Nadia Bolz-Weber wrote in “If You Can’t Take in Any More, There’s a Reason”:
“I just do not think our psyches were developed to hold, feel and respond to everything coming at them right now; every tragedy, injustice, sorrow and natural disaster happening to every human across the entire planet, in real time every minute of every day.”
I’m working on a piece focused on the Auschwitz tour, which is why it’s getting but a brief mention here.
Jen Hatmaker published a forceful piece earlier this summer called “Not Normal, Not Numb.” I’ll include a short, edited excerpt from it below, but I encourage you to read the whole thing.
“None of us wanted to be the American generation reckoning with an autocratic takeover, but here we are. We aren’t the first and we won’t be the last, but this is on our watch nonetheless… These are the days the history books will examine. What did the American people do? How did they respond? How did they resist? This is our mandate.
We resist any which way we can. Consistent public opposition matters. This is not normal, and we cannot go numb. [S]tay in the fight… Do your part, however small it is. You alone might not make a big dent, but all of us together create the resistance required to save our democracy. This administration is counting on our paralysis, so lace up your shoes, America. Let’s go.”
Jonathan V. Last, one of my go-to political writers, recently wrote a few simple lines in his excellent newsletter, The Triad, that resonated with me:
“I don’t know how to stop creeping fascism. No one does…
The best we can do is:
Be clear-eyed about reality.
Analyze the problems and understand them as fully as possible.

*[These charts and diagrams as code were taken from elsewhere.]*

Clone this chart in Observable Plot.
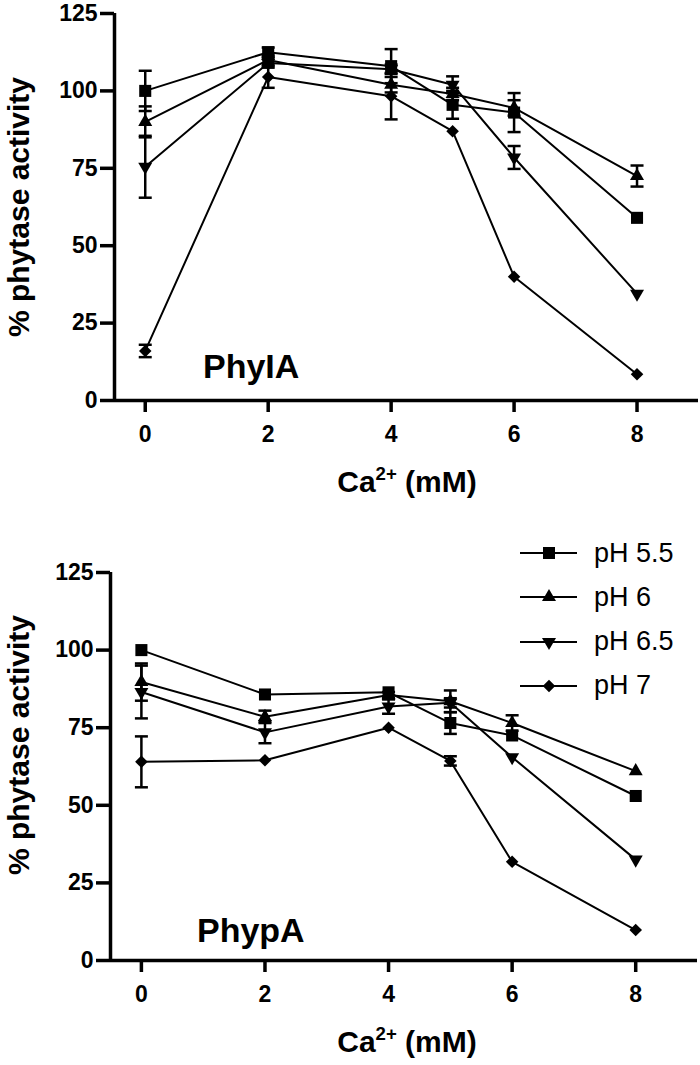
<!DOCTYPE html>
<html><head><meta charset="utf-8">
<script src="https://cdn.jsdelivr.net/npm/d3@7"></script>
<script src="https://cdn.jsdelivr.net/npm/@observablehq/plot@0.6"></script>
<style>
body{margin:0;background:#fff;font-family:"Liberation Sans",Arial,sans-serif;}
#wrap{position:relative;width:700px;height:1065px;overflow:hidden;background:#fff;}
.abs{position:absolute;white-space:nowrap;color:#000;line-height:1;}
.ylab{font-weight:bold;font-size:30px;width:400px;text-align:center;transform:rotate(-90deg);}
.xlab{font-weight:bold;font-size:30px;width:300px;text-align:center;}
.xlab sup{font-size:0.62em;vertical-align:0;position:relative;top:-0.62em;line-height:0;}
.panel{font-weight:bold;font-size:34px;}
.leg{font-size:27px;display:flex;align-items:center;height:44px;}
.leg svg{margin-right:8px;}
.plotbox{position:absolute;left:0;}
</style></head>
<body><div id="wrap"></div>
<script>
// ---- data ----
const caConc = [0, 2, 4, 5, 6, 8];
const phLabels = ["pH 5.5", "pH 6", "pH 6.5", "pH 7"];
const xTicks = [0, 2, 4, 6, 8];
const yTicks = [0, 25, 50, 75, 100, 125];

// PhyIA (% phytase activity) and error bars
const phyIA_pH55 = [100, 112.5, 108, 95.5, 93, 59];
const phyIA_pH6  = [90, 110, 102, 99, 94.5, 72.5];
const phyIA_pH65 = [75.5, 109, 107, 102, 78.5, 34.5];
const phyIA_pH7  = [16, 104.5, 98.3, 87, 40, 8.5];
const phyIA_err55 = [6.5, 1.5, 5.5, 4.5, 6.3, 0];
const phyIA_err6  = [5, 1.5, 2.5, 2, 2.5, 3.4];
const phyIA_err65 = [10, 1.5, 1.5, 2.7, 3.7, 0];
const phyIA_err7  = [2, 3.5, 7.5, 0, 0, 0];

// PhypA
const phypA_pH55 = [100, 85.7, 86.4, 76.5, 72.5, 53];
const phypA_pH6  = [89.7, 78.5, 85.5, 83.5, 76.5, 61];
const phypA_pH65 = [86.5, 73.5, 81.8, 83, 65.5, 32.5];
const phypA_pH7  = [64, 64.5, 75, 64.3, 31.8, 9.8];
const phypA_err55 = [0, 0, 0, 3.5, 0, 0];
const phypA_err6  = [6, 2, 1, 3.5, 2.5, 0];
const phypA_err65 = [8.5, 3.5, 2.3, 1.5, 0, 0];
const phypA_err7  = [8.2, 0, 0, 1.5, 0, 0];

// ---- helpers ----
function rows(vals, errs, s) {
  return caConc.map((x, i) => ({x, y: vals[i], e: errs[i], s}));
}
const markerStyle = {
  "pH 5.5": {symbol: "square", r: 6.8, rotate: 0},
  "pH 6":   {symbol: "triangle", r: 5.2, rotate: 0},
  "pH 6.5": {symbol: "triangle", r: 5.2, rotate: 180},
  "pH 7":   {symbol: "square", r: 5, rotate: 45}
};
const capSymbol = {draw(ctx) { ctx.moveTo(-6.5, 0); ctx.lineTo(6.5, 0); }};

function panel(series, opts) {
  const data = series.flat();
  const err = data.filter(d => d.e > 0);
  const marks = [
    Plot.ruleX(err, {x: "x", y1: d => d.y - d.e, y2: d => d.y + d.e, stroke: "black", strokeWidth: 2.5}),
    Plot.dot(err, {x: "x", y: d => d.y + d.e, symbol: capSymbol, fill: "none", stroke: "black", strokeWidth: 2.5}),
    Plot.dot(err, {x: "x", y: d => d.y - d.e, symbol: capSymbol, fill: "none", stroke: "black", strokeWidth: 2.5}),
    Plot.line(data, {x: "x", y: "y", z: "s", stroke: "black", strokeWidth: 2})
  ];
  for (const s of phLabels) {
    const m = markerStyle[s];
    marks.push(Plot.dot(data.filter(d => d.s === s), {x: "x", y: "y", symbol: m.symbol, r: m.r, rotate: m.rotate, fill: "black", stroke: "none"}));
  }
  marks.push(
    Plot.axisY({ticks: yTicks, tickSize: 14, tickPadding: 3, strokeWidth: 3.5, label: null, tickFormat: d => String(d)}),
    Plot.axisX({ticks: xTicks, tickSize: 12, tickPadding: 13, strokeWidth: 3.5, label: null, tickFormat: d => String(d)}),
    Plot.ruleX([-0.5], {stroke: "black", strokeWidth: 3.5}),
    Plot.ruleY([0], {stroke: "black", strokeWidth: 3.5})
  );
  return Plot.plot({
    width: 700, height: opts.height,
    marginTop: opts.mt, marginBottom: opts.mb, marginLeft: opts.ml, marginRight: opts.mr,
    x: {domain: [-0.5, 9], label: null},
    y: {domain: [0, 125], label: null},
    style: {fontFamily: "'Liberation Sans', Arial, sans-serif", fontSize: "23px", fontWeight: "bold", color: "black", background: "white", overflow: "visible"},
    marks
  });
}

const wrap = document.getElementById("wrap");

const topChart = panel([
  rows(phyIA_pH55, phyIA_err55, "pH 5.5"),
  rows(phyIA_pH6, phyIA_err6, "pH 6"),
  rows(phyIA_pH65, phyIA_err65, "pH 6.5"),
  rows(phyIA_pH7, phyIA_err7, "pH 7")
], {height: 530, mt: 13, mb: 130, ml: 114, mr: 2});
const topBox = document.createElement("div");
topBox.className = "plotbox"; topBox.style.top = "0px";
topBox.appendChild(topChart); wrap.appendChild(topBox);

const botChart = panel([
  rows(phypA_pH55, phypA_err55, "pH 5.5"),
  rows(phypA_pH6, phypA_err6, "pH 6"),
  rows(phypA_pH65, phypA_err65, "pH 6.5"),
  rows(phypA_pH7, phypA_err7, "pH 7")
], {height: 535, mt: 42, mb: 105, ml: 110, mr: 3});
const botBox = document.createElement("div");
botBox.className = "plotbox"; botBox.style.top = "530px";
botBox.appendChild(botChart); wrap.appendChild(botBox);

function addDiv(cls, html, left, topPx) {
  const d = document.createElement("div");
  d.className = "abs " + cls; d.innerHTML = html;
  d.style.left = left + "px"; d.style.top = topPx + "px";
  wrap.appendChild(d); return d;
}
// y labels (centered boxes, rotated)
addDiv("ylab", "% phytase activity", 19 - 200, 207 - 15);
addDiv("ylab", "% phytase activity", 19 - 200, 745 - 15);
// x labels
addDiv("xlab", "Ca<sup>2+</sup> (mM)", 407 - 150, 467);
addDiv("xlab", "Ca<sup>2+</sup> (mM)", 407 - 150, 1027);
// panel labels
addDiv("panel", "PhyIA", 203, 349);
addDiv("panel", "PhypA", 197, 913);

// legend
const legendSym = {
  "pH 5.5": d3.symbol(d3.symbolSquare, Math.PI * 6.8 * 6.8)(),
  "pH 6": d3.symbol(d3.symbolTriangle, Math.PI * 5.2 * 5.2)(),
  "pH 6.5": d3.symbol(d3.symbolTriangle, Math.PI * 5.2 * 5.2)(),
  "pH 7": d3.symbol(d3.symbolSquare, Math.PI * 5 * 5)()
};
phLabels.forEach((s, i) => {
  const m = markerStyle[s];
  const html = `<svg width="66" height="20" viewBox="0 0 66 20"><line x1="0" x2="57" y1="10" y2="10" stroke="black" stroke-width="2"/><path d="${legendSym[s]}" transform="translate(29,10) rotate(${m.rotate})" fill="black"/></svg><span>${s}</span>`;
  addDiv("leg", html, 520, 531 + i * 44.3);
});
</script>
</body></html>
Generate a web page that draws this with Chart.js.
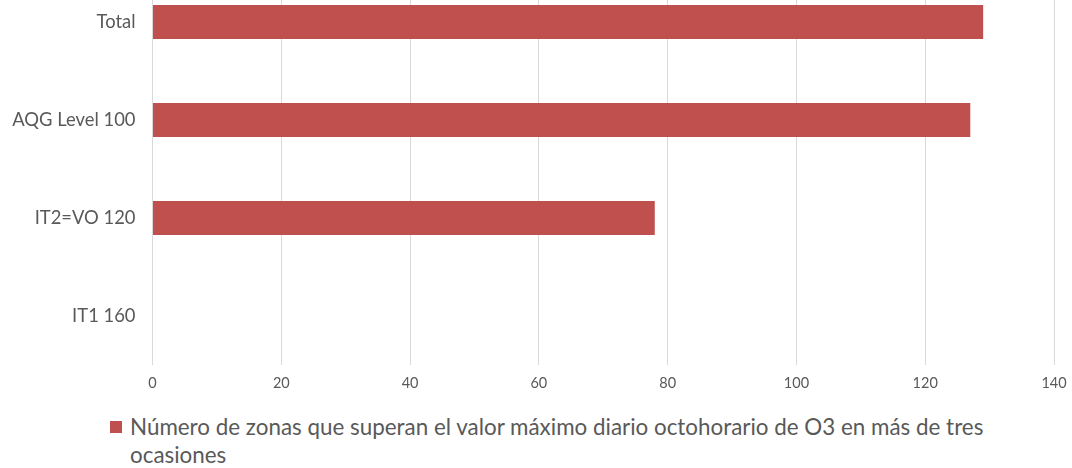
<!DOCTYPE html>
<html>
<head>
<meta charset="utf-8">
<script src="https://cdn.jsdelivr.net/npm/chart.js@4.4.1/dist/chart.umd.min.js"></script>
<style>
  html, body { margin: 0; padding: 0; background: #fff; overflow: hidden; width: 1072px; height: 468px; }
  #wrap { position: relative; width: 1072px; height: 468px; }
  #chart { position: absolute; left: 0; top: -27px; }
  #legend { position: absolute; left: 110px; top: 413px; font-family: Lato, sans-serif; font-size: 22.4px; color: #595959; line-height: 28px; }
  #legend .box { position: absolute; left: 0; top: 8px; width: 12px; height: 12px; }
  #legend .txt { margin-left: 20px; width: 890px; }
</style>
</head>
<body>
<div id="wrap">
  <canvas id="chart" width="1072" height="440"></canvas>
  <div id="legend"></div>
</div>
<script>
const categories = ["Total", "AQG Level 100", "IT2=VO 120", "IT1 160"];
const zonas = [129, 127, 78, 0];
const seriesLabel = "Número de zonas que superan el valor máximo diario octohorario de O3 en más de tres ocasiones";
const xTicks = [0, 20, 40, 60, 80, 100, 120, 140];

const barColor = "#C0504D";
const textColor = "#595959";

const ctx = document.getElementById("chart");

const chart = new Chart(ctx, {
  type: "bar",
  data: {
    labels: categories,
    datasets: [
      {
        label: seriesLabel,
        data: zonas,
        backgroundColor: barColor,
        borderWidth: 0,
        categoryPercentage: 1,
        barPercentage: 0.347,
      },
    ],
  },
  options: {
    indexAxis: "y",
    responsive: false,
    animation: false,
    layout: { padding: { top: 0, right: 18, bottom: 0, left: 0 } },
    plugins: {
      legend: { display: false },
      tooltip: { enabled: false },
    },
    scales: {
      x: {
        min: 0,
        max: 140,
        afterBuildTicks: (axis) => {
          axis.ticks = xTicks.map((v) => ({ value: v }));
        },
        afterFit: (axis) => {
          axis.height = 48;
          axis.paddingLeft = 0;
          axis.paddingRight = 0;
        },
        grid: { color: "#d9d9d9", drawTicks: false },
        border: { display: false },
        ticks: {
          padding: 10,
          color: textColor,
          font: { family: "Lato", size: 14.5 },
        },
      },
      y: {
        afterFit: (axis) => {
          axis.width = 152.5;
          axis.paddingTop = 0;
          axis.paddingBottom = 0;
        },
        grid: { display: false, drawTicks: false },
        border: { display: false },
        ticks: {
          padding: 17,
          color: textColor,
          font: { family: "Lato", size: 18.4 },
        },
      },
    },
  },
});

// legend below the chart, built from the dataset (wraps like the original)
const legend = document.getElementById("legend");
chart.data.datasets.forEach((ds) => {
  legend.innerHTML =
    '<span class="box" style="background:' + ds.backgroundColor + '"></span>' +
    '<div class="txt">' + ds.label + "</div>";
});
</script>
</body>
</html>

When we see opportunities to push back against fascism, take them.
Refuse to be quiet.
Hope that the accumulated weight of millions of people making good trouble eventually causes the authoritarian attempt to tip over.
I understand that this is not a satisfying answer.”
Great message....keeping all things in balance
Your writing is so beautiful and interesting, Michael. Writing + photography is really lovely.
What an interesting summer you've had!